Go through the data and copy every line exactly, but not the images.

★ ★ ★ ★

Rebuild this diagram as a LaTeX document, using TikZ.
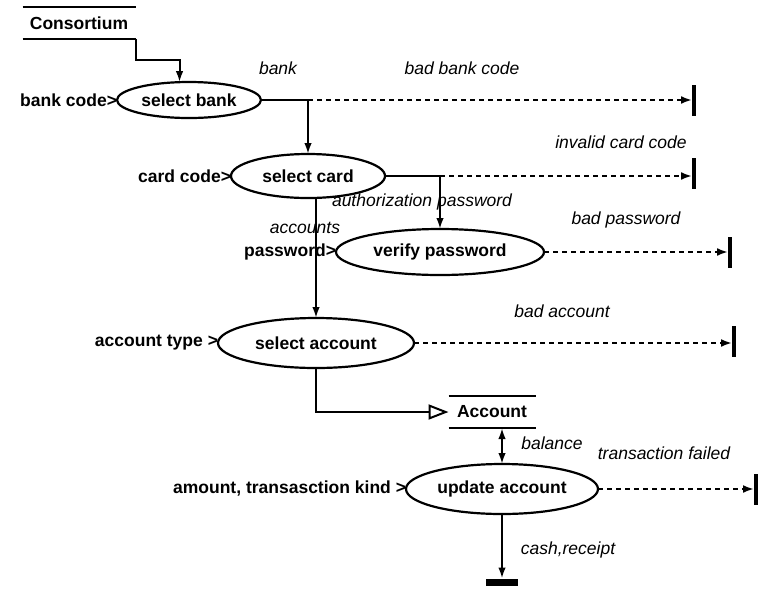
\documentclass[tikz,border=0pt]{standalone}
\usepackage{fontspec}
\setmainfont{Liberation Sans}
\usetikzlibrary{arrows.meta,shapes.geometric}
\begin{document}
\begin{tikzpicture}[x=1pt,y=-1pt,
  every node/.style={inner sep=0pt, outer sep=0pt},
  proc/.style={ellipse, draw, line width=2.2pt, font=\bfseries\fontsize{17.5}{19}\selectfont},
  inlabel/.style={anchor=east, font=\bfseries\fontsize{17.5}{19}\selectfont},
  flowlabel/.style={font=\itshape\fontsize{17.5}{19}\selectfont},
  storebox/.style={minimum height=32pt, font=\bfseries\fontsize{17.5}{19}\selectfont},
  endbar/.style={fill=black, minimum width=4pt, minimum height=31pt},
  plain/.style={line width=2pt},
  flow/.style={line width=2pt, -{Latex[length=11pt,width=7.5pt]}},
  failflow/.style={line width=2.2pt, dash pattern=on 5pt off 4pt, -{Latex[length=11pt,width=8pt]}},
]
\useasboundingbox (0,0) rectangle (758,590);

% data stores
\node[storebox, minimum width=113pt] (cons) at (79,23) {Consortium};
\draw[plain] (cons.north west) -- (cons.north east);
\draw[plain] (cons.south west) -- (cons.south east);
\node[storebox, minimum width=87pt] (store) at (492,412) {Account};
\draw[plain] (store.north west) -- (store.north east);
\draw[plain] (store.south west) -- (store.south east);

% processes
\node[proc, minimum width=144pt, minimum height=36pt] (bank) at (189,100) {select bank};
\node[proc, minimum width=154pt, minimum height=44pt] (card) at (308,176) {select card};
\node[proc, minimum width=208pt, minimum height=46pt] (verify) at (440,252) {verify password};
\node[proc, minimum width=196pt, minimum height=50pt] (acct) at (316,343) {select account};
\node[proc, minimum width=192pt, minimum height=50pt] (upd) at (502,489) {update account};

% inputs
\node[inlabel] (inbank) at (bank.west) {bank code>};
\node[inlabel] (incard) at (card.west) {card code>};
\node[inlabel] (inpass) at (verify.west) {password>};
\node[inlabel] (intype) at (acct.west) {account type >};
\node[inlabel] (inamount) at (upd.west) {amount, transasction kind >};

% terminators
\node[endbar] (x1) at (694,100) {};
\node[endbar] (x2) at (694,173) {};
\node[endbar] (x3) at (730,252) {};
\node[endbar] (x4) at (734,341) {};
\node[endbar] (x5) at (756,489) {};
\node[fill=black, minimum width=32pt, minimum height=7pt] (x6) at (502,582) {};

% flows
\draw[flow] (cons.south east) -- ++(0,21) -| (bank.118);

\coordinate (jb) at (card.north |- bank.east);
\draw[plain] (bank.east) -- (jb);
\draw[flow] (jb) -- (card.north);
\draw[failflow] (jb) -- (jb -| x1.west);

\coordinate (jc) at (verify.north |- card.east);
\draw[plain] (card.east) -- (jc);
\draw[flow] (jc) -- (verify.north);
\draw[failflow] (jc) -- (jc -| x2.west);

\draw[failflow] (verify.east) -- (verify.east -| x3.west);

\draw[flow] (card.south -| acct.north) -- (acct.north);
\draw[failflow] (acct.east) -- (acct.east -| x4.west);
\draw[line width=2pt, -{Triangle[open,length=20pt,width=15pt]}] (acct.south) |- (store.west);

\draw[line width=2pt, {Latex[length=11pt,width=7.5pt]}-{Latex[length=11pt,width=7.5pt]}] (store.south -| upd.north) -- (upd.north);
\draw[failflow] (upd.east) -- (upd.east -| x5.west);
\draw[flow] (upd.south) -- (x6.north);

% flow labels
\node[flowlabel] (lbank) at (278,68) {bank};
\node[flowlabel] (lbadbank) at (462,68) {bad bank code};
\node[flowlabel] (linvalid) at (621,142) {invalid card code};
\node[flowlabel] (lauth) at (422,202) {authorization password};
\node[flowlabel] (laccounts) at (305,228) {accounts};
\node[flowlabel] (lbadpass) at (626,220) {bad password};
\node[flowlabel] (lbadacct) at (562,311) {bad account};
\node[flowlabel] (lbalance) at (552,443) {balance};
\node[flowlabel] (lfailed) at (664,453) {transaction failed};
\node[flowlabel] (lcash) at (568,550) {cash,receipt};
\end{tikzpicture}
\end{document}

★ ★ ★ ★

TASK ANSWER
Rebuild this diagram as a LaTeX document, using TikZ.
\documentclass[tikz,border=0pt]{standalone}
\usepackage{fontspec}
\setmainfont{Liberation Sans}
\usetikzlibrary{arrows.meta,shapes.geometric}
\begin{document}
\begin{tikzpicture}[x=1pt,y=-1pt,
  every node/.style={inner sep=0pt, outer sep=0pt},
  proc/.style={ellipse, draw, line width=2.2pt, font=\bfseries\fontsize{17.5}{19}\selectfont},
  inlabel/.style={anchor=east, font=\bfseries\fontsize{17.5}{19}\selectfont},
  flowlabel/.style={font=\itshape\fontsize{17.5}{19}\selectfont},
  storebox/.style={minimum height=32pt, font=\bfseries\fontsize{17.5}{19}\selectfont},
  endbar/.style={fill=black, minimum width=4pt, minimum height=31pt},
  plain/.style={line width=2pt},
  flow/.style={line width=2pt, -{Latex[length=11pt,width=7.5pt]}},
  failflow/.style={line width=2.2pt, dash pattern=on 5pt off 4pt, -{Latex[length=11pt,width=8pt]}},
]
\useasboundingbox (0,0) rectangle (758,590);

% data stores
\node[storebox, minimum width=113pt] (cons) at (79,23) {Consortium};
\draw[plain] (cons.north west) -- (cons.north east);
\draw[plain] (cons.south west) -- (cons.south east);
\node[storebox, minimum width=87pt] (store) at (492,412) {Account};
\draw[plain] (store.north west) -- (store.north east);
\draw[plain] (store.south west) -- (store.south east);

% processes
\node[proc, minimum width=144pt, minimum height=36pt] (bank) at (189,100) {select bank};
\node[proc, minimum width=154pt, minimum height=44pt] (card) at (308,176) {select card};
\node[proc, minimum width=208pt, minimum height=46pt] (verify) at (440,252) {verify password};
\node[proc, minimum width=196pt, minimum height=50pt] (acct) at (316,343) {select account};
\node[proc, minimum width=192pt, minimum height=50pt] (upd) at (502,489) {update account};

% inputs
\node[inlabel] (inbank) at (bank.west) {bank code>};
\node[inlabel] (incard) at (card.west) {card code>};
\node[inlabel] (inpass) at (verify.west) {password>};
\node[inlabel] (intype) at (acct.west) {account type >};
\node[inlabel] (inamount) at (upd.west) {amount, transasction kind >};

% terminators
\node[endbar] (x1) at (694,100) {};
\node[endbar] (x2) at (694,173) {};
\node[endbar] (x3) at (730,252) {};
\node[endbar] (x4) at (734,341) {};
\node[endbar] (x5) at (756,489) {};
\node[fill=black, minimum width=32pt, minimum height=7pt] (x6) at (502,582) {};

% flows
\draw[flow] (cons.south east) -- ++(0,21) -| (bank.118);

\coordinate (jb) at (card.north |- bank.east);
\draw[plain] (bank.east) -- (jb);
\draw[flow] (jb) -- (card.north);
\draw[failflow] (jb) -- (jb -| x1.west);

\coordinate (jc) at (verify.north |- card.east);
\draw[plain] (card.east) -- (jc);
\draw[flow] (jc) -- (verify.north);
\draw[failflow] (jc) -- (jc -| x2.west);

\draw[failflow] (verify.east) -- (verify.east -| x3.west);

\draw[flow] (card.south -| acct.north) -- (acct.north);
\draw[failflow] (acct.east) -- (acct.east -| x4.west);
\draw[line width=2pt, -{Triangle[open,length=20pt,width=15pt]}] (acct.south) |- (store.west);

\draw[line width=2pt, {Latex[length=11pt,width=7.5pt]}-{Latex[length=11pt,width=7.5pt]}] (store.south -| upd.north) -- (upd.north);
\draw[failflow] (upd.east) -- (upd.east -| x5.west);
\draw[flow] (upd.south) -- (x6.north);

% flow labels
\node[flowlabel] (lbank) at (278,68) {bank};
\node[flowlabel] (lbadbank) at (462,68) {bad bank code};
\node[flowlabel] (linvalid) at (621,142) {invalid card code};
\node[flowlabel] (lauth) at (422,202) {authorization password};
\node[flowlabel] (laccounts) at (305,228) {accounts};
\node[flowlabel] (lbadpass) at (626,220) {bad password};
\node[flowlabel] (lbadacct) at (562,311) {bad account};
\node[flowlabel] (lbalance) at (552,443) {balance};
\node[flowlabel] (lfailed) at (664,453) {transaction failed};
\node[flowlabel] (lcash) at (568,550) {cash,receipt};
\end{tikzpicture}
\end{document}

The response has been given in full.